I wish I'd had the money to replace my hopelessly damaged high sentimental value device (alas strap broke meaning a long fall from a high builders' scaffold onto concrete) with a watch with an alarm or two and a stop/countdown timer function but the extra cost put one of those tantalising objects of desire out of my reach.  :-(

So I opted for a more basic autowinder with simple date function but an "Incabloc" device protection for clamping the mechanism in some way I don't understand if it suffers a "high-G" shock from a drop or blow, given the fate of my old one.

Given so many watchmakers were in similar straits - so if you have a Swiss made watch of that era it might be worth checking again to see if you also have a quality engineered movement stuffed into a nondescript sturdy plain casing!

 Even with a bland name like Majex on the face it could also be a 25 jewel incabloc autowinder of the tail end of the Swiss watchmakers' Golden Age whose movements would otherwise end up in Rolex or Tag-Hauer fancy status exhibiting devices.

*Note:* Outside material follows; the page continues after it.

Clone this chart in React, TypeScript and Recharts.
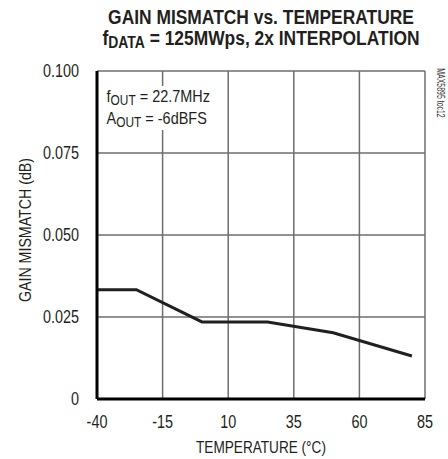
import React from 'react';
import { LineChart, Line, XAxis, YAxis, CartesianGrid } from 'recharts';

const temperatures = [-40, -25, 0, 25, 50, 80];
const gainMismatch = [0.0333, 0.0333, 0.0235, 0.0235, 0.0202, 0.0131];
const xTicks = [-40, -15, 10, 35, 60, 85];
const yTicks = [0, 0.025, 0.05, 0.075, 0.1];

const data = temperatures.map((t, i) => ({ temp: t, gain: gainMismatch[i] }));

const font = '"Liberation Sans", Arial, sans-serif';
const ink = '#231f20';

const fmtY = (v: number) => (v === 0 ? '0' : v.toFixed(3));

// no condensed font installed, so squeeze Liberation Sans horizontally
const NarrowTick = (props: any) => {
    const { x, y, payload, textAnchor, isY } = props;
    const label = isY ? fmtY(payload.value) : String(payload.value);
    return (
        <g transform={`translate(${x},${y})`}>
            <text transform="scale(0.8,1)" textAnchor={textAnchor} dy={isY ? '0.355em' : '0.71em'} fontSize={18} fontFamily={font} fill={ink}>
                {label}
            </text>
        </g>
    );
};

const squeeze = (s: number) => ({ transform: `scaleX(${s})`, transformOrigin: 'center' });

const App: React.FC = () => {
    return (
        <div style={{ position: 'absolute', left: 0, top: 0, width: 448, height: 459, background: '#fff', fontFamily: font, color: ink }}>
            <div style={{ position: 'absolute', left: 0, top: 7, width: 522, textAlign: 'center', fontWeight: 'bold', fontSize: 20, lineHeight: '21px', ...squeeze(0.87) }}>
                <div>GAIN MISMATCH vs. TEMPERATURE</div>
                <div>
                    f<span style={{ fontSize: 16, position: 'relative', top: 3 }}>DATA</span> = 125MWps, 2x INTERPOLATION
                </div>
            </div>

            <LineChart width={448} height={459} data={data} margin={{ top: 71, right: 23, bottom: 30, left: 0 }}>
                <CartesianGrid stroke="#6d6e71" strokeWidth={1.5} />
                <XAxis
                    dataKey="temp"
                    type="number"
                    domain={[-40, 85]}
                    ticks={xTicks}
                    height={30}
                    axisLine={{ stroke: '#000', strokeWidth: 3 }}
                    tickLine={false}
                    tickSize={0}
                    tickMargin={16}
                    tick={<NarrowTick />}
                />
                <XAxis xAxisId="top" orientation="top" dataKey="temp" type="number" domain={[-40, 85]} height={0} tick={false} tickLine={false} axisLine={{ stroke: '#000', strokeWidth: 3 }} />
                <YAxis
                    type="number"
                    domain={[0, 0.1]}
                    ticks={yTicks}
                    width={97}
                    axisLine={{ stroke: '#000', strokeWidth: 3 }}
                    tickLine={false}
                    tickSize={0}
                    tickMargin={18}
                    tick={<NarrowTick isY />}
                />
                <YAxis yAxisId="right" orientation="right" type="number" domain={[0, 0.1]} width={0} tick={false} tickLine={false} axisLine={{ stroke: '#000', strokeWidth: 3 }} />
                <Line type="linear" dataKey="gain" stroke={ink} strokeWidth={3} dot={false} isAnimationActive={false} />
            </LineChart>

            <div style={{ position: 'absolute', left: 104, top: 86, width: 130, fontSize: 17, lineHeight: '22px' }}>
                <div style={{ display: 'inline-block', background: '#fff', padding: '0 3px', transform: 'scaleX(0.85)', transformOrigin: 'left' }}>
                    <div>f<span style={{ fontSize: 14, position: 'relative', top: 3 }}>OUT</span> = 22.7MHz</div>
                    <div>A<span style={{ fontSize: 14, position: 'relative', top: 3 }}>OUT</span> = -6dBFS</div>
                </div>
            </div>

            <div style={{ position: 'absolute', left: 25 - 100, top: 230 - 10, width: 200, height: 20, lineHeight: '20px', textAlign: 'center', fontSize: 16.5, transform: 'rotate(-90deg) scaleX(0.86)' }}>
                GAIN MISMATCH (dB)
            </div>

            <div style={{ position: 'absolute', left: 0, top: 438, width: 522, textAlign: 'center', fontSize: 17, lineHeight: '20px', ...squeeze(0.8) }}>
                TEMPERATURE (°C)
            </div>

            <div style={{ position: 'absolute', left: 441 - 40, top: 93 - 7, width: 80, height: 14, lineHeight: '14px', textAlign: 'center', fontSize: 10.5, transform: 'rotate(90deg) scaleX(0.66)', color: '#333' }}>
                MAX5895 toc12
            </div>
        </div>
    );
};

export default App;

First rate machines deserve regular cleaning and oiling so that the contact surfaces don't wear. Beware that the fine oil used loses the lighter fraction molecules from the oil, which wriggle out somehow from even waterproof casings. Even tightly wrapped if its been unused for some years get the gummy residue cleaned out and new oil put in before use again.

With modern phones and their functions electric watches function apart from time telling is redundant.

Oh, and the artistry of a good and fine machine and the respect the makers deserve.